The new addition to the Fast and the furious was amazing. I lost count as to how many cars were destroyed. Not one pontiac. The only GM vehicle I could pick out I think was and S10 Blazer.--------Danfigg


----------



## Poncho Dan (Jun 30, 2009)

I never bothered to see any of them, so I can't understand the mania that's surrounding this movie. Seems like a movie/series that caters specifically to rice culture. A buddy of mine fought hard to get tickets to a midnight showing, I had a hard time explaining to him just how gay he was. :lol:


----------



## firebird (Feb 6, 2011)

hahaha


----------



## dustyminpin (Jun 19, 2006)

Is it in 3D? I want to see it bad?


----------



## mikes06goat (Jan 13, 2009)

No 3d. I went last night. They actually got away from the ricer/illegal street racing type of thing. There isn't much racing at all in the movie. There is countless new chargers in the movie


----------



## RKLamb (Jan 27, 2011)

The timeline of the movie is off. The asian guy was killed in tokyo drift so how can he be in this movie with cars that are newer than those in drift. That's what got me.

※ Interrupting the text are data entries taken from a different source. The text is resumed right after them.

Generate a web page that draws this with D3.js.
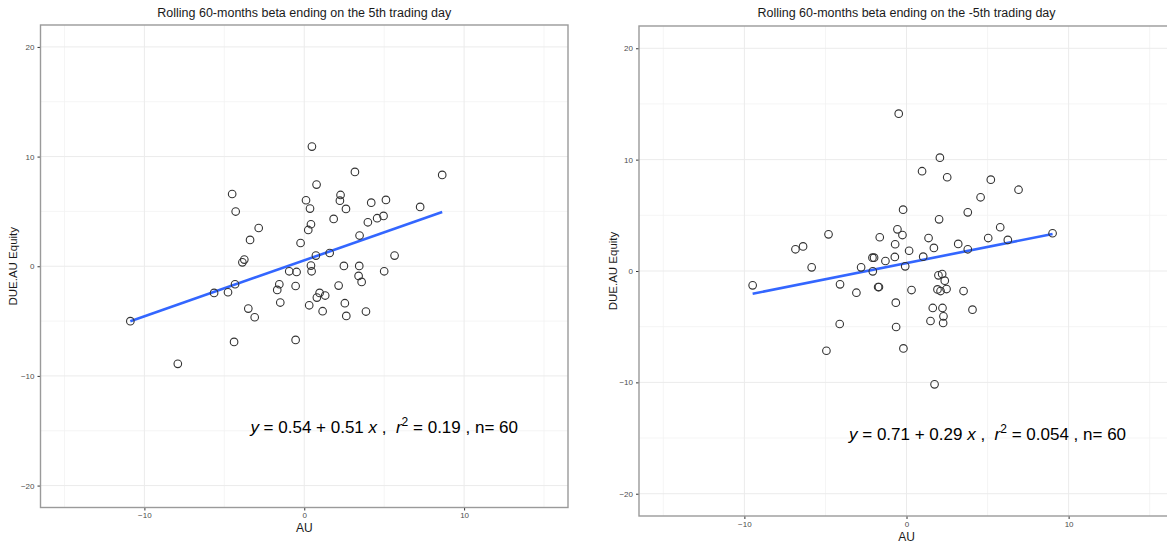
<!DOCTYPE html>
<html>
<head>
<meta charset="utf-8">
<script src="https://cdn.jsdelivr.net/npm/d3@7"></script>
<style>
  body { margin: 0; background: #fff; }
  svg { display: block; font-family: "Liberation Sans", Arial, sans-serif; }
</style>
</head>
<body>
<svg id="chart" width="1167" height="543"></svg>
<script>
// left panel: 5th trading day
const leftX = [-4.51, -4.29, -2.85, -3.39, -3.75, -3.87, -0.23, -0.94, -0.48, -0.54,
  -1.56, -1.69, -1.50, -4.33, -4.77, -5.64, -10.88, -3.50, -3.10, -4.39,
  -0.54, -7.91, 0.48, 3.17, 8.63, 0.77, 2.27, 2.23, 0.11, 0.36,
  2.61, 4.19, 5.11, 7.25, 1.84, 3.98, 4.56, 4.96, 0.42, 0.25,
  3.46, 0.73, 1.59, 5.65, 0.42, 0.46, 2.48, 3.44, 5.00, 3.40,
  3.59, 2.15, 0.96, 0.79, 1.31, 0.31, 2.54, 1.15, 2.63, 3.86];
const leftY = [6.59, 4.99, 3.49, 2.40, 0.61, 0.36, 2.12, -0.46, -0.52, -1.80,
  -1.64, -2.16, -3.31, -1.64, -2.37, -2.43, -5.01, -3.86, -4.65, -6.90,
  -6.72, -8.90, 10.91, 8.60, 8.33, 7.45, 6.50, 5.98, 6.02, 5.26,
  5.23, 5.80, 6.05, 5.41, 4.32, 4.01, 4.38, 4.59, 3.83, 3.31,
  2.80, 0.97, 1.21, 0.97, 0.06, -0.46, 0.03, 0.03, -0.46, -0.88,
  -1.43, -1.76, -2.43, -2.86, -2.67, -3.56, -3.37, -4.10, -4.53, -4.13];

// right panel: -5th trading day
const rightX = [-9.49, -0.48, 2.06, 0.96, 2.51, 5.20, 4.57, 3.78, -0.21, 2.01,
  -4.81, -6.38, -6.85, -0.56, -0.25, -1.65, 1.36, 5.04, -0.70, 1.69,
  3.19, 3.78, 0.16, -5.85, -2.10, -2.00, -1.30, -0.72, 1.03, -2.80,
  -2.08, -0.08, -4.10, -3.09, -1.75, -1.70, 0.31, 1.97, 2.20, 2.36,
  1.91, 2.10, 2.47, 3.52, 4.07, -0.66, 1.62, 2.22, 2.28, 1.48,
  2.26, -4.12, -0.64, -4.94, -0.19, 1.73, 6.91, 5.78, 6.25, 9.01];
const rightY = [-1.29, 14.13, 10.18, 8.96, 8.42, 8.20, 6.62, 5.27, 5.51, 4.64,
  3.29, 2.21, 1.95, 3.74, 3.23, 3.03, 2.96, 2.96, 2.40, 2.07,
  2.43, 1.95, 1.82, 0.33, 1.20, 1.20, 0.90, 1.26, 1.29, 0.33,
  -0.03, 0.42, -1.20, -1.95, -1.44, -1.44, -1.71, -0.39, -0.27, -0.87,
  -1.65, -1.80, -1.62, -1.80, -3.47, -2.84, -3.32, -3.32, -4.07, -4.49,
  -4.67, -4.76, -5.03, -7.16, -6.95, -10.18, 7.30, 3.93, 2.79, 3.39];

const titles = ["Rolling 60-months beta ending on the 5th trading day",
                "Rolling 60-months beta ending on the -5th trading day"];
const intercepts = [0.54, 0.71];
const slopes = [0.51, 0.29];
const r2Labels = ["0.19", "0.054"];
const nLabels = ["60", "60"];

const xTicks = [-10, 0, 10];
const yTicks = [-20, -10, 0, 10, 20];
const xMinor = [-15, -5, 5, 15];
const yMinor = [-15, -5, 5, 15];

const svg = d3.select("#chart");

// pixel frames of the two panels
const panels = [
  { x: leftX, y: leftY, left: 40.5, right: 568, top: 25, bottom: 507.5, ylabX: 13, xlabY: 532 },
  { x: rightX, y: rightY, left: 639, right: 1174, top: 26, bottom: 516, ylabX: 613, xlabY: 541 }
];

panels.forEach((p, i) => {
  const xScale = d3.scaleLinear().domain([-16.5, 16.5]).range([p.left, p.right]);
  const yScale = d3.scaleLinear().domain([-22, 22]).range([p.bottom, p.top]);
  const g = svg.append("g");

  // grid
  g.selectAll(".xminor").data(xMinor).enter().append("line")
    .attr("x1", d => xScale(d)).attr("x2", d => xScale(d))
    .attr("y1", p.top).attr("y2", p.bottom)
    .attr("stroke", "#f2f2f2").attr("stroke-width", 0.8);
  g.selectAll(".yminor").data(yMinor).enter().append("line")
    .attr("y1", d => yScale(d)).attr("y2", d => yScale(d))
    .attr("x1", p.left).attr("x2", p.right)
    .attr("stroke", "#f2f2f2").attr("stroke-width", 0.8);
  g.selectAll(".xmajor").data(xTicks).enter().append("line")
    .attr("x1", d => xScale(d)).attr("x2", d => xScale(d))
    .attr("y1", p.top).attr("y2", p.bottom)
    .attr("stroke", "#ebebeb").attr("stroke-width", 1);
  g.selectAll(".ymajor").data(yTicks).enter().append("line")
    .attr("y1", d => yScale(d)).attr("y2", d => yScale(d))
    .attr("x1", p.left).attr("x2", p.right)
    .attr("stroke", "#ebebeb").attr("stroke-width", 1);

  // axes
  const xAxis = g.append("g")
    .attr("transform", `translate(0,${p.bottom})`)
    .call(d3.axisBottom(xScale).tickValues(xTicks).tickSize(3).tickPadding(2));
  const yAxis = g.append("g")
    .attr("transform", `translate(${p.left},0)`)
    .call(d3.axisLeft(yScale).tickValues(yTicks).tickSize(3).tickPadding(3));
  [xAxis, yAxis].forEach(a => {
    a.select(".domain").remove();
    a.selectAll(".tick line").attr("stroke", "#333");
    a.selectAll(".tick text").attr("fill", "#4d4d4d")
      .style("font-size", "8px").style("font-family", "Liberation Sans, Arial, sans-serif");
  });

  // panel border
  g.append("rect")
    .attr("x", p.left).attr("y", p.top)
    .attr("width", p.right - p.left).attr("height", p.bottom - p.top)
    .attr("fill", "none").attr("stroke", "#9a9a9a").attr("stroke-width", 1.4);

  // regression line over data range
  const [x0, x1] = d3.extent(p.x);
  const fit = x => intercepts[i] + slopes[i] * x;
  g.append("line")
    .attr("x1", xScale(x0)).attr("y1", yScale(fit(x0)))
    .attr("x2", xScale(x1)).attr("y2", yScale(fit(x1)))
    .attr("stroke", "#3366FF").attr("stroke-width", 2.6);

  // points
  g.selectAll("circle").data(p.x.map((d, k) => [d, p.y[k]])).enter().append("circle")
    .attr("cx", d => xScale(d[0])).attr("cy", d => yScale(d[1]))
    .attr("r", 3.8)
    .attr("fill", "none").attr("stroke", "#333").attr("stroke-width", 1.1);

  // equation
  const eq = g.append("text")
    .attr("x", xScale(5)).attr("y", yScale(-15.2))
    .attr("text-anchor", "middle")
    .attr("xml:space", "preserve")
    .style("white-space", "pre")
    .style("font-size", "17px").attr("fill", "#000");
  eq.append("tspan").attr("font-style", "italic").text("y");
  eq.append("tspan").text(` = ${intercepts[i].toFixed(2)} + ${slopes[i].toFixed(2)} `);
  eq.append("tspan").attr("font-style", "italic").text("x");
  eq.append("tspan").text(" ,  ");
  eq.append("tspan").attr("font-style", "italic").text("r");
  eq.append("tspan").attr("dy", -7).style("font-size", "12px").text("2");
  eq.append("tspan").attr("dy", 7).text(` = ${r2Labels[i]} , n= ${nLabels[i]}`);

  // titles
  g.append("text")
    .attr("x", xScale(0))
    .attr("y", 17)
    .attr("text-anchor", "middle")
    .style("font-size", "12.5px").attr("fill", "#1a1a1a")
    .text(titles[i]);

  g.append("text")
    .attr("x", xScale(0)).attr("y", p.xlabY)
    .attr("text-anchor", "middle")
    .style("font-size", "12px").attr("fill", "#1a1a1a")
    .text("AU");

  g.append("text")
    .attr("transform", `translate(${p.ylabX},${yScale(0)}) rotate(-90)`)
    .attr("text-anchor", "middle")
    .attr("dy", "0.35em")
    .style("font-size", "11.5px").attr("fill", "#1a1a1a")
    .text("DUE.AU Equity");
});
</script>
</body>
</html>
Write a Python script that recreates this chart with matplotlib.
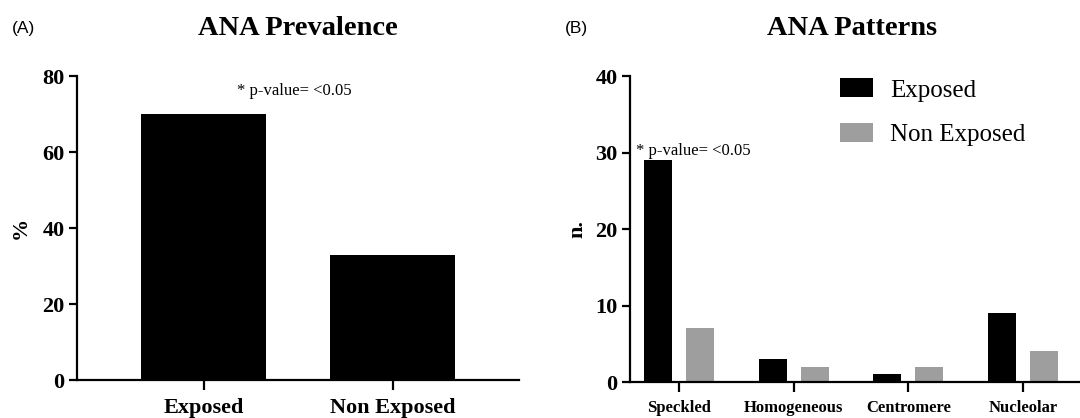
import numpy as np
import matplotlib
matplotlib.use("Agg")
import matplotlib.pyplot as plt

plt.rcParams['font.family'] = ['Liberation Serif', 'DejaVu Serif']

# panel A data
prev_groups = ["Exposed", "Non Exposed"]
prev_values = [70, 33]

# panel B data
patterns = ["Speckled", "Homogeneous", "Centromere", "Nucleolar"]
exposed_n = [29, 3, 1, 9]
non_exposed_n = [7, 2, 2, 4]

fig = plt.figure(figsize=(10.8, 4.18), dpi=100)

# ---- panel A
axA = fig.add_axes([0.0713, 0.0909, 0.4097, 0.727])
xa = np.arange(len(prev_groups))
axA.bar(xa, prev_values, width=0.66, color='black')
axA.set_xlim(-0.67, 1.67)
axA.set_ylim(0, 80)
axA.set_yticks([0, 20, 40, 60, 80])
axA.set_xticks(xa)
axA.set_xticklabels(prev_groups, fontsize=16, fontweight='bold')
axA.set_ylabel('%', fontsize=16, fontweight='bold', labelpad=8)
axA.text(0.49, 0.95, '* p-value= <0.05', transform=axA.transAxes, ha='center',
         va='center', fontsize=12)

# ---- panel B
axB = fig.add_axes([0.5833, 0.0861, 0.4167, 0.7320])
xb = np.arange(len(patterns))
off = 0.185
w = 0.245
axB.bar(xb - off, exposed_n, width=w, color='black', label='Exposed')
axB.bar(xb + off, non_exposed_n, width=w, color='#9e9e9e', label='Non Exposed')
axB.set_xlim(-0.43, 3.5)
axB.set_ylim(0, 40)
axB.set_yticks([0, 10, 20, 30, 40])
axB.set_xticks(xb)
axB.set_xticklabels(patterns, fontsize=12, fontweight='bold')
axB.set_ylabel('n.', fontsize=16, fontweight='bold', labelpad=6)
axB.text(-0.38, 30.2, '* p-value= <0.05', ha='left', va='center', fontsize=12)
axB.legend(loc='upper left', bbox_to_anchor=(0.417, 1.066), frameon=False,
           fontsize=18, handlelength=1.3, handleheight=0.8, labelspacing=0.85,
           handletextpad=0.7)

for ax in (axA, axB):
    for s in ('top', 'right'):
        ax.spines[s].set_visible(False)
    for s in ('left', 'bottom'):
        ax.spines[s].set_linewidth(1.6)
    ax.tick_params(axis='y', direction='out', length=6, width=1.6,
                   labelsize=16, pad=3)
    ax.tick_params(axis='x', direction='out', length=7, width=1.6, pad=6)
    for lab in ax.get_yticklabels():
        lab.set_fontweight('bold')

fig.text(0.276, 0.933, 'ANA Prevalence', ha='center', va='center',
         fontsize=20.5, fontweight='bold')
fig.text(0.789, 0.933, 'ANA Patterns', ha='center', va='center',
         fontsize=20.5, fontweight='bold')
fig.text(0.011, 0.933, '(A)', fontsize=12.5, family='Liberation Sans', va='center')
fig.text(0.523, 0.933, '(B)', fontsize=12.5, family='Liberation Sans', va='center')

fig.savefig('out.png', dpi=100)
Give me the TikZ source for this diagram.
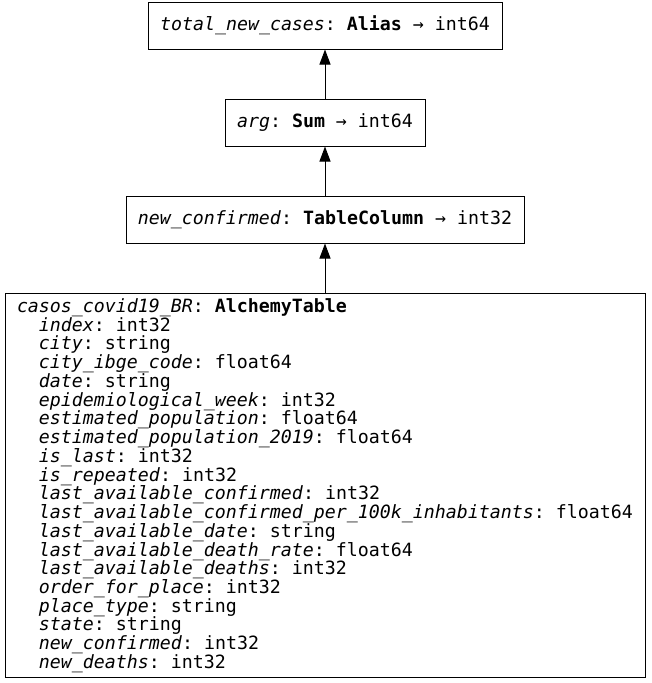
\documentclass[tikz,border=0pt]{standalone}
\usepackage{fontspec}
\setmonofont{DejaVu Sans Mono}
\usetikzlibrary{arrows.meta,positioning}

\begin{document}
\begin{tikzpicture}[x=0.75pt, y=-0.75pt, node distance=36.75pt,
  every node/.style={font=\ttfamily\fontsize{13.7}{14.05}\selectfont},
  op/.style={draw, line width=0.75pt, minimum height=35.25pt, inner sep=0pt},
  edge/.style={-{Triangle[length=11.25pt,width=8.25pt]}, line width=0.75pt}]
  \useasboundingbox (0,0) rectangle (651,683);
  % source table with its columns
  \node[op, inner xsep=9pt, inner ysep=0pt] (tbl) at (325,485) {\parbox[c][288pt][t]{462pt}{%
    \rule{0pt}{14.6pt}\textit{casos\_covid19\_BR}: \textbf{AlchemyTable}%
    \foreach \fname/\ftype in {index/int32, city/string, city\_ibge\_code/float64,
      date/string, epidemiological\_week/int32, estimated\_population/float64,
      estimated\_population\_2019/float64, is\_last/int32, is\_repeated/int32,
      last\_available\_confirmed/int32,
      last\_available\_confirmed\_per\_100k\_inhabitants/float64,
      last\_available\_date/string, last\_available\_death\_rate/float64,
      last\_available\_deaths/int32, order\_for\_place/int32,
      place\_type/string, state/string, new\_confirmed/int32, new\_deaths/int32}
    {\\\phantom{xx}\textit{\fname}: \ftype}}};
  % expression chain
  \node[op, minimum width=298.5pt, above=of tbl] (col)
    {\textit{new\_confirmed}: \textbf{TableColumn} → int32};
  \node[op, minimum width=150pt, above=of col] (sum)
    {\textit{arg}: \textbf{Sum} → int64};
  \node[op, minimum width=265.5pt, above=of sum] (alias)
    {\textit{total\_new\_cases}: \textbf{Alias} → int64};
  \draw[edge] (tbl) -- (col);
  \draw[edge] (col) -- (sum);
  \draw[edge] (sum) -- (alias);
\end{tikzpicture}
\end{document}
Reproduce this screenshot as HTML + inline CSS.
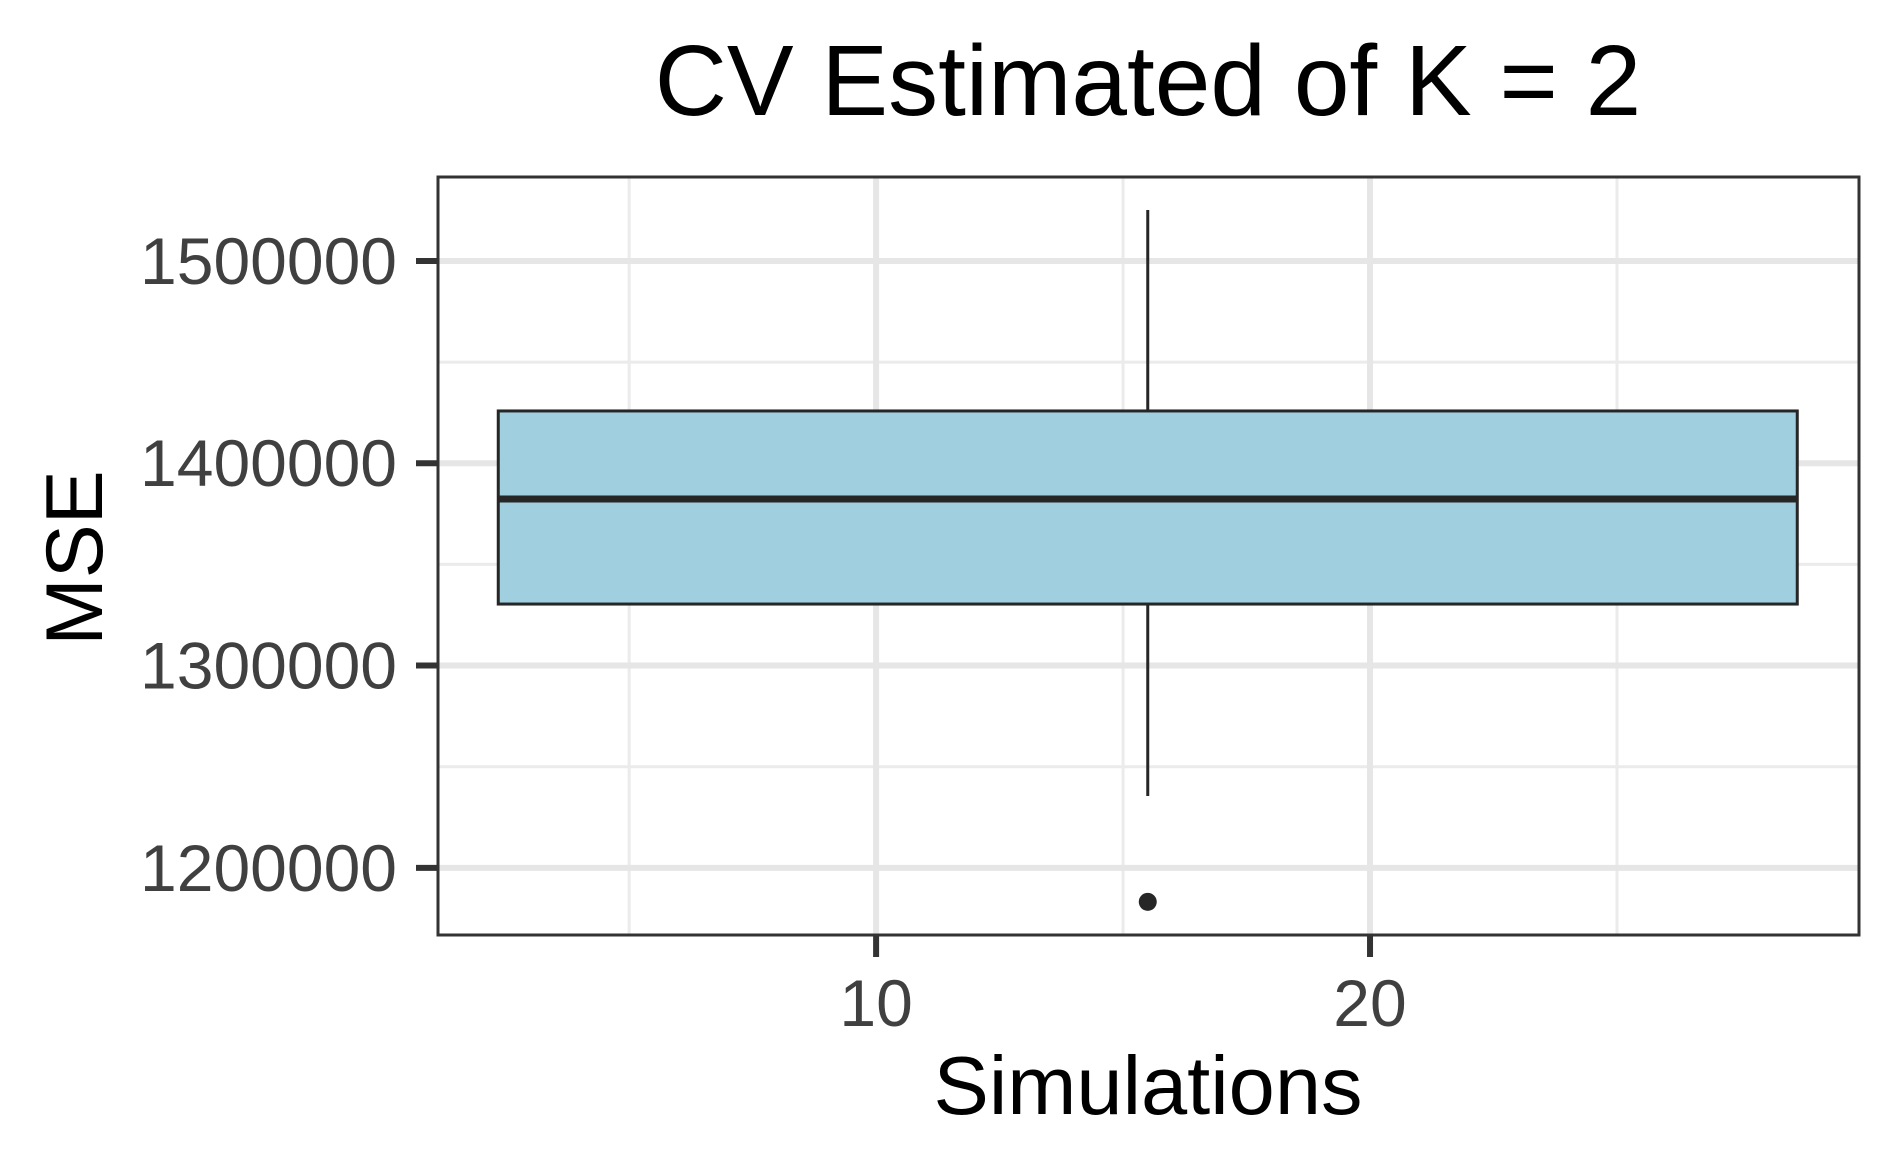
<!DOCTYPE html>
<html><head><meta charset="utf-8"><style>
html,body{margin:0;padding:0;background:#fff;}
svg{display:block;font-family:"Liberation Sans",Arial,sans-serif;}
</style></head><body>
<svg id="chart" width="1903" height="1176" viewBox="0 0 1903 1176" xmlns="http://www.w3.org/2000/svg">
<rect width="1903" height="1176" fill="#fff"/>
<text x="1148" y="115" text-anchor="middle" font-size="100" fill="#000">CV Estimated of K = 2</text>
<g id="grid"></g>
<g id="marks"></g>
<rect x="438" y="177" width="1421" height="758" fill="none" stroke="#333" stroke-width="3"/>
<g id="axes"></g>
<text x="1148" y="1114" text-anchor="middle" font-size="83" fill="#000">Simulations</text>
<text transform="translate(102,558) rotate(-90)" text-anchor="middle" font-size="81" fill="#000">MSE</text>
</svg>
<script>
const xTicks = [10, 20];
const xMinor = [5, 15, 25];
const yTicks = [1200000, 1300000, 1400000, 1500000];
const yMinor = [1250000, 1350000, 1450000];
const yTickLabels = ["1200000", "1300000", "1400000", "1500000"];
const boxX = [15.5];
const boxWidth = [26.3];
const boxStats = [1235500, 1330400, 1382300, 1425850, 1525200]; // lower whisker, q1, median, q3, upper whisker
const outliers = [1183200];

const L = 438, R = 1859, T = 177, B = 935;
const xMin = 1.13, xMax = 29.9, yMin = 1166800, yMax = 1541500;
const xs = v => L + (v - xMin) / (xMax - xMin) * (R - L);
const ys = v => B - (v - yMin) / (yMax - yMin) * (B - T);
const NS = "http://www.w3.org/2000/svg";
function mk(tag, attrs, parent) {
  const e = document.createElementNS(NS, tag);
  for (const k in attrs) e.setAttribute(k, attrs[k]);
  parent.appendChild(e);
  return e;
}
const grid = document.getElementById('grid');
const marks = document.getElementById('marks');
const axes = document.getElementById('axes');

yMinor.forEach(v => {
  const l = mk('line', {x1: L, x2: R, y1: ys(v), y2: ys(v), stroke: '#ebebeb', 'stroke-width': 3}, grid);
  
  
});
xMinor.forEach(v => {
  const l = mk('line', {x1: xs(v), x2: xs(v), y1: T, y2: B, stroke: '#ebebeb', 'stroke-width': 3}, grid);
  
  
});
yTicks.forEach((v, i) => {
  const l = mk('line', {x1: L, x2: R, y1: ys(v), y2: ys(v), stroke: '#e6e6e6', 'stroke-width': 6}, grid);
  
  
  const t = mk('line', {x1: 416, x2: L, y1: ys(v), y2: ys(v), stroke: '#333', 'stroke-width': 6}, axes);
  
  
  const tx = mk('text', {x: 397, y: ys(v) + 23, 'text-anchor': 'end', 'font-size': 66, fill: '#404040'}, axes);
  tx.textContent = yTickLabels[i];
  
  
});
xTicks.forEach(v => {
  const l = mk('line', {x1: xs(v), x2: xs(v), y1: T, y2: B, stroke: '#e6e6e6', 'stroke-width': 6}, grid);
  
  
  const t = mk('line', {x1: xs(v), x2: xs(v), y1: B, y2: 957, stroke: '#333', 'stroke-width': 6}, axes);
  
  
  const tx = mk('text', {x: xs(v), y: 1026, 'text-anchor': 'middle', 'font-size': 66, fill: '#404040'}, axes);
  tx.textContent = String(v);
  
  
});

boxX.forEach((cx, i) => {
  const [lo, q1, med, q3, hi] = boxStats;
  const x0 = xs(cx - boxWidth[i] / 2), x1 = xs(cx + boxWidth[i] / 2), xc = xs(cx);
  const w1 = mk('line', {x1: xc, x2: xc, y1: ys(hi), y2: ys(q3), stroke: '#262626', 'stroke-width': 3}, marks);
  
  
  const w2 = mk('line', {x1: xc, x2: xc, y1: ys(q1), y2: ys(lo), stroke: '#262626', 'stroke-width': 3}, marks);
  
  
  const box = mk('rect', {x: x0, y: ys(q3), width: x1 - x0, height: ys(q1) - ys(q3), fill: '#a0cfe0', stroke: '#262626', 'stroke-width': 3}, marks);
  
  
  const m = mk('line', {x1: x0, x2: x1, y1: ys(med), y2: ys(med), stroke: '#262626', 'stroke-width': 7}, marks);
  
  
  outliers.forEach(o => {
    const c = mk('circle', {cx: xc, cy: ys(o), r: 9, fill: '#262626'}, marks);
    
    
  });
});
</script>
</body></html>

Is this the same character or same guy playing a different character.


----------



## GTOImpulse (Mar 11, 2011)

If you are refering to han the asian man he is still alive because tokio drift takes place after all the other movies kind of like the end to the fast and furious series....if you dont believe it just watch tokio drift and listen to the comments that han makes....so yes han is still playing himself


----------



## IcemanGTO (Mar 2, 2011)

I seen the new Fast Five movie and I think it was actually a pretty good movie and it was action packed too.The best part of the movie I thought was that "The Rock" Dwayne Johnson acted in the movie since I think he is a excellent actor and wrestler in the WWE.Nothing beats the origanal first Fast and Furious 1 movie though.


----------



## RJ_05GTO (Jul 6, 2008)

Eww... another fast and furious? Views like a tv series program. I fast forwarded through half of the first one. The second one came on tv and I almost went into a coma watching it so I had to turn it and have not watched any of the other ones.


----------



## Usarmymullins (May 1, 2011)

yea I still to this day watch all the fast and furious movies.


----------



## LS2 MN6 (Jul 14, 2010)

Fast 5 has some Corvette kit cars in it, technically they are GM.


----------



## Powerstroke (Apr 3, 2011)

the 2 support vehicles for "hobbs" team are suburbans along with the new military ford chassis armored truck but the movies are straying away from ricers, and the next movie will be european cars since its in europe...all that hard a** guys peeling out in their mustangs after the movie was pricelessarty:


----------



## ROBSGTO (Jul 6, 2008)

I saw it Friday night and liked it,but they are getting away from what actually made the movies such a hit.............street racing.I liked the first few better because there were a lot more cars and racing in them.

Lining up 5 Chargers was really fun to watch.


----------



## RKLamb (Jan 27, 2011)

Yeah I just saw it. It was a great movie, but seems to be leaning more towards something like Ocean 11 with cars. But a good movie none the less. 

As far as racing movies go I still love the Cannon Ball Run.


----------